"President Obama's Environmental Protection Agency is encouraging the public to create video advertisements that explain why federal regulations are "important to everyone."If this isn't bizarre and stupid, I don't know what is. Let's hold another contest for home videos explaining why mass extinction events are "important to everyone", also. We'll run it on "America's Funniest Home Videos" show.
We ought to have a counter contest (is a contest the opposite of a protest?): Encourage the public to create the STUPIDEST video advertisments explaining why federal regulations are "important to everyone". Mock the living hell out of these clowns. I'm sending this idea around to all my favorite media outlets.
EPA Contest Seeks Videos Promoting Government Regulations
Monday, April 19, 2010
By Matt Cover, Staff Writer
(CNSNews.com) – President Obama's Environmental Protection Agency is encouraging the public to create video advertisements that explain why federal regulations are "important to everyone."
The contest, which ends May 17, will award $2,500 to the makers of the video that best explains why federal regulations are good and how ordinary citizens can become more involved in making regulations. The videos must be posted on YouTube and can be no more than 60-90 seconds in length.
In the current contest, each video must include the slogan “Let your voice be heard,” and it must direct viewers to the government’s regulatory website www.Regulations.gov . The winning video will then be used by the entire federal government to promote the regulatory process and enhance the public’s participation in it.
The EPA is managing the contest, part of the government’s eRulemaking program, on behalf of the entire government.
As explained in the EPA press release announcing the contest, the purpose of the videos will be to remind the public that federal regulation touches “almost every aspect” of their lives and to promote how important those regulations are.
“The contest will highlight the significance of federal regulations and help the public understand the rulemaking process. Federal agencies develop and issue hundreds of rules and regulations every year to implement statutes written by Congress. Almost every aspect of an individual’s life is touched by federal regulations, but many do not understand how rules are made or how they can get involved in the process.”
The videos should be designed to “capture the public imagination” and to “explain” why government regulations are “important to everyone.”
“With a short 60 to 90 second video, citizens should capture public imagination and use creativity, artistic expression and innovation to explain why regulations are important to everyone, and motivate others to participate in the rulemaking process.”
The videos must both educate viewers on the government’s regulatory process and encourage them to become more involved in it. The videos must remind viewers that regulations are laws written by the executive branch.
“Federal agencies write laws called regulations or rules,” the contest’s information guidelines states. “When Congress writes a statute and the President signs it, it usually doesn’t have enough detail for it to be put into effect. So, federal agencies fill in the details by issuing regulations.”

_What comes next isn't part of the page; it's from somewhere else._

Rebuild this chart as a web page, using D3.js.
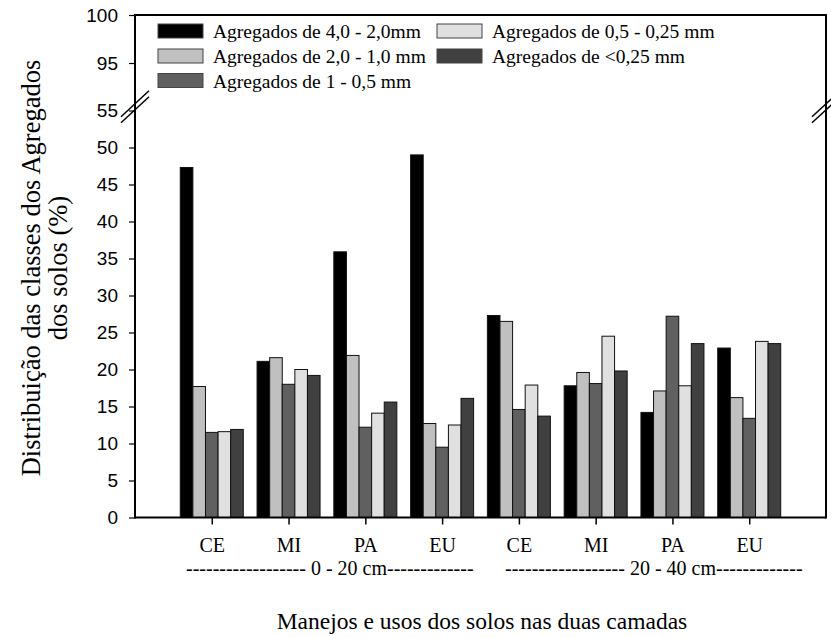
<html>
<head>
    <title>Distribuicao das classes dos agregados</title>
    <script src="https://d3js.org/d3.v7.min.js"></script>
    <style>
        body { margin: 0; background-color: white; }
    </style>
</head>
<body>
    <div id="chart"></div>
    <script>
        // data
        var manejos = ["CE", "MI", "PA", "EU", "CE", "MI", "PA", "EU"];
        var camadas = ["------------------ 0 - 20 cm-------------", "------------------ 20 - 40 cm-------------"];
        var series = ["Agregados de 4,0 - 2,0mm", "Agregados de 2,0 - 1,0 mm", "Agregados de 1 - 0,5 mm",
                      "Agregados de 0,5 - 0,25 mm", "Agregados de <0,25 mm"];
        var agr_4_2 = [47.3, 21.1, 35.9, 49.0, 27.3, 17.8, 14.2, 22.9];
        var agr_2_1 = [17.7, 21.6, 21.9, 12.7, 26.5, 19.6, 17.1, 16.2];
        var agr_1_05 = [11.5, 18.0, 12.2, 9.5, 14.6, 18.1, 27.2, 13.4];
        var agr_05_025 = [11.6, 20.0, 14.1, 12.5, 17.9, 24.5, 17.8, 23.8];
        var agr_025 = [11.9, 19.2, 15.6, 16.1, 13.7, 19.8, 23.5, 23.5];
        var lower_ticks = [0, 5, 10, 15, 20, 25, 30, 35, 40, 45, 50, 55];
        var upper_ticks = [95, 100];

        var values = [agr_4_2, agr_2_1, agr_1_05, agr_05_025, agr_025];
        var colors = ["#000000", "#c0c0c0", "#606060", "#e0e0e0", "#404040"];

        var serif = "Liberation Serif, Times New Roman, serif";
        var sans = "Liberation Sans, Arial, sans-serif";

        var width = 831, height = 637;
        var plot_left = 135, plot_right = 826, plot_top = 15, plot_bottom = 517.5;

        var svg = d3.select("#chart").append("svg")
                    .attr("width", width)
                    .attr("height", height);

        var x = d3.scaleLinear().domain([0, manejos.length + 1]).range([plot_left, plot_right]);
        var inner = d3.scaleBand().domain(d3.range(series.length)).range([-31.5, 31.5]);
        var yLow = d3.scaleLinear().domain([0, 50]).range([plot_bottom, 147.5]);
        var yHigh = d3.scaleLinear().domain([95, 100]).range([63, plot_top]);
        var breakY = yLow(55.5);

        // bars
        values.forEach(function(vals, s){
            svg.append("g").selectAll("rect")
               .data(vals)
               .enter().append("rect")
               .attr("x", function(d, i){ return x(i + 1) + inner(s); })
               .attr("y", function(d){ return yLow(d); })
               .attr("width", inner.bandwidth())
               .attr("height", function(d){ return plot_bottom - yLow(d); })
               .attr("fill", colors[s])
               .attr("stroke", "#111")
               .attr("stroke-width", 1);
        });

        // frame
        var frame = svg.append("g").attr("stroke", "black").attr("stroke-width", 2).attr("fill", "none");
        frame.append("line").attr("x1", plot_left).attr("x2", plot_left).attr("y1", plot_top - 1).attr("y2", plot_bottom + 1);
        frame.append("line").attr("x1", plot_right).attr("x2", plot_right).attr("y1", plot_top - 1).attr("y2", plot_bottom + 1);
        frame.append("line").attr("x1", plot_left).attr("x2", plot_right).attr("y1", plot_top).attr("y2", plot_top);
        frame.append("line").attr("x1", plot_left).attr("x2", plot_right).attr("y1", plot_bottom).attr("y2", plot_bottom);

        // y axes (two segments of a broken axis)
        var axLow = svg.append("g").attr("transform", "translate(" + plot_left + ",0)")
                       .call(d3.axisLeft(yLow).tickValues(lower_ticks).tickFormat(d3.format("d"))
                       .tickSize(6).tickPadding(11));
        var axHigh = svg.append("g").attr("transform", "translate(" + plot_left + ",0)")
                        .call(d3.axisLeft(yHigh).tickValues(upper_ticks).tickFormat(d3.format("d"))
                        .tickSize(6).tickPadding(11));
        [axLow, axHigh].forEach(function(ax){
            ax.select(".domain").remove();
            ax.attr("font-family", sans).attr("font-size", 19);
            ax.selectAll("line").attr("stroke-width", 1.2);
            ax.selectAll("text").attr("fill", "black");
        });

        // x axis ticks and labels
        var xa = svg.append("g").attr("transform", "translate(0," + plot_bottom + ")")
                    .call(d3.axisBottom(x).tickValues(d3.range(1, manejos.length + 1))
                    .tickFormat(function(d){ return manejos[d - 1]; })
                    .tickSize(7).tickPadding(13));
        xa.select(".domain").remove();
        xa.attr("font-family", serif).attr("font-size", 20);
        xa.selectAll("line").attr("stroke-width", 1.5);
        xa.selectAll("text").attr("fill", "black");

        // layer labels
        svg.selectAll(".camada").data(camadas).enter().append("text")
           .attr("class", "camada")
           .attr("font-family", serif)
           .attr("x", function(d, i){ return i == 0 ? 186 : 505; })
           .attr("y", 575)
           .attr("font-size", 20)
           .text(function(d){ return d; });

        // axis break marks
        function draw_break(cx)
        {
            [-3, 3].forEach(function(off){
                svg.append("line")
                   .attr("x1", cx - 14).attr("y1", breakY + off + 13)
                   .attr("x2", cx + 14).attr("y2", breakY + off - 13)
                   .attr("stroke", "black").attr("stroke-width", 1.5);
            });
        }
        draw_break(plot_left);
        draw_break(plot_right);

        // legend
        var legend = svg.append("g");
        var legend_pos = [[158, 31], [158, 56], [158, 80.5], [437, 31], [437, 56]];
        series.forEach(function(name, i){
            var p = legend_pos[i];
            legend.append("rect")
                  .attr("x", p[0]).attr("y", p[1] - 7)
                  .attr("width", 45).attr("height", 14)
                  .attr("fill", colors[i]).attr("stroke", "#444").attr("stroke-width", 1);
            legend.append("text")
                  .attr("font-family", serif)
                  .attr("x", p[0] + 55).attr("y", p[1] + 7)
                  .attr("font-size", 19.5)
                  .text(name);
        });

        // axis titles
        var ytitle = svg.append("text").attr("font-family", serif)
                        .attr("transform", "translate(40,268) rotate(-90)")
                        .attr("text-anchor", "middle").attr("font-size", 26.5);
        ytitle.append("tspan").attr("x", 0).attr("y", 0).text("Distribuição das classes dos Agregados");
        ytitle.append("tspan").attr("x", 0).attr("y", 27).text("dos solos (%)");

        svg.append("text").attr("font-family", serif)
           .attr("x", 482).attr("y", 629)
           .attr("text-anchor", "middle").attr("font-size", 23.5)
           .text("Manejos e usos dos solos nas duas camadas");
    </script>
</body>
</html>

The videos must also remind viewers that regulations are the law and that they actually outnumber laws passed by Congress on the order of 10-1.
“Regulations have the power of law. Breaking them can result in fines and even jail time. Regulations outnumber Congressional statutes. For every statute passed by Congress and signed into law by the President, federal agencies create about 10 regulations, each of which have the force of law.”
The videos must also explain to viewers how regulations affect the everyday lives of Americans, showing just what the government does that has a “direct impact” on the lives of “every American citizen.”
Regulations have a direct impact on your life and the life of every American citizen,” the information packet says.
“The price of the coffee you drink in the morning is affected by regulations written by the Commodity Futures Trading Commission. The television shows you watch are regulated by the Federal Communications Commission. The quality of the air you breathe is affected by regulations written by the Environmental Protection Agency.”
The winning entry will be the video which best promotes greater awareness of federal regulations, motivates people to participate in it, and tries to change the way most people think about regulation, EPA spokesman Latisha Petteway told CNSNews.com in an email explaining the contest.
“The overall message should promote greater awareness of Federal rulemaking, motivate
others to participate, and perhaps, even change the common perception of Federal rulemaking.”
The winning video will be announced by EPA in June 2010.
Previous government contests dealt with subjects such as reducing water pollution and preventing the flu. Those contests produced videos encouraging people to follow the government's advice on how to prevent storm water runoff and the spread of disease.